My oldest daughter Sage is usually the most straight and narrow of my three children. She has always done everything by the book and normally does not question authority or cause problems. So imagine my shock the other day when I found out that she stole from my work.
Sage is seven. We named her aptly because she seems to have wisdom beyond her years. Her goal is to please people and make them smile. I overheard her and her sister talking about gum in the car on our way home. When I asked them where they got gum from, Sage responded, “I do not want to tell you. You’ll be mad.” Of course, I made her tell and she admitted she stole it.
Recently, I was with a friend who told me that her daughter stole from a store. As she recounted the story, her and her daughter were both laughing about it. I did not want Sage to think this was cute or funny.
First, I called my boss and apologized. She said that if we were closer to the store a good idea might be having a police officer come talk to her. The point is to put “fear” into them in a good way that teaches a lesson. Just as we are to fear God and to revere His commandments in our lives, our children must do the same.
“Thou shalt not steal” is the eighth commandment God gave Moses for us to follow, as recorded in Exodus 20.
When we arrived home, I had Sage write an apology letter. It was absolutely adorable and full of those cute childlike errors that I love, such as spelling “stole” as “stool”. Still, I did not allow her to think that she was getting positive attention in any way for her misdeed.
Then, I had her pick up around the house to earn money for the gum and also to give to a charity we are collecting for at work. I wanted her to see that it is better to give than take.
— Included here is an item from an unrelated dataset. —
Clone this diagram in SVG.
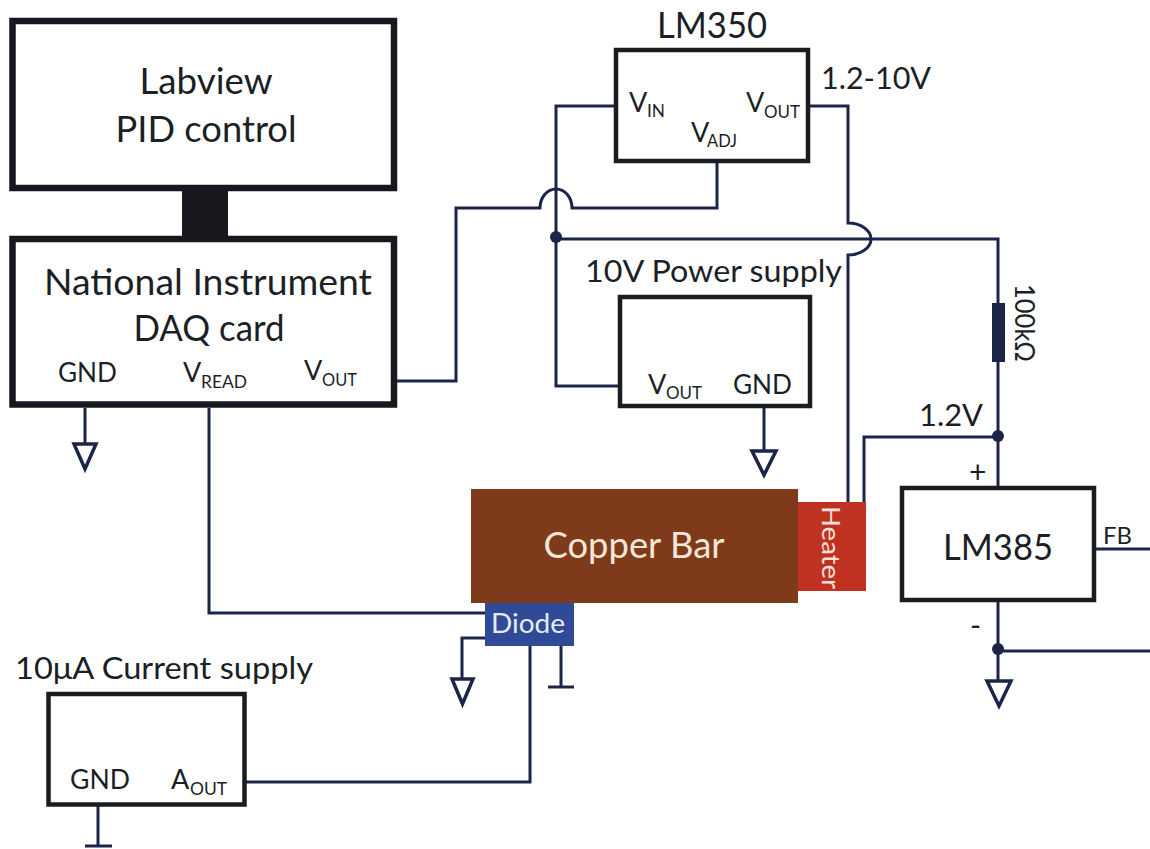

She felt very guilty as I explained everything must be paid for when it is from a store, that you must never just take something without permission. I also explained that this action would hurt my boss whom Sage loves very much. That was the part that effected her the most; Sage is so sensitive to the feelings of those she loves.
We drove to the store the next day and she dropped off her apology note and paid for the gum. I was very proud of her. She seemed to understand her mistake; and the way she owned up to it was admirable. She did not argue. She humbly admitted she was wrong and asked for forgiveness.
At the bottom of her note it said, “My heart is broke.”
This really got to me. How often do we as adults break a commandment and end up with a broken heart? These laws are not just for us to follow because God wants to limit us; they are in place for our own good.
While some seem more minor, each can lead to heartbreak and problems. God wants us to live joyous and peaceful lives. Following His commandments will help us achieve that.
Later, I realized that perhaps it is time for another lesson on the Ten Commandments. Now, a plan is set in place to tackle a commandment each day and do a lesson on it with my children.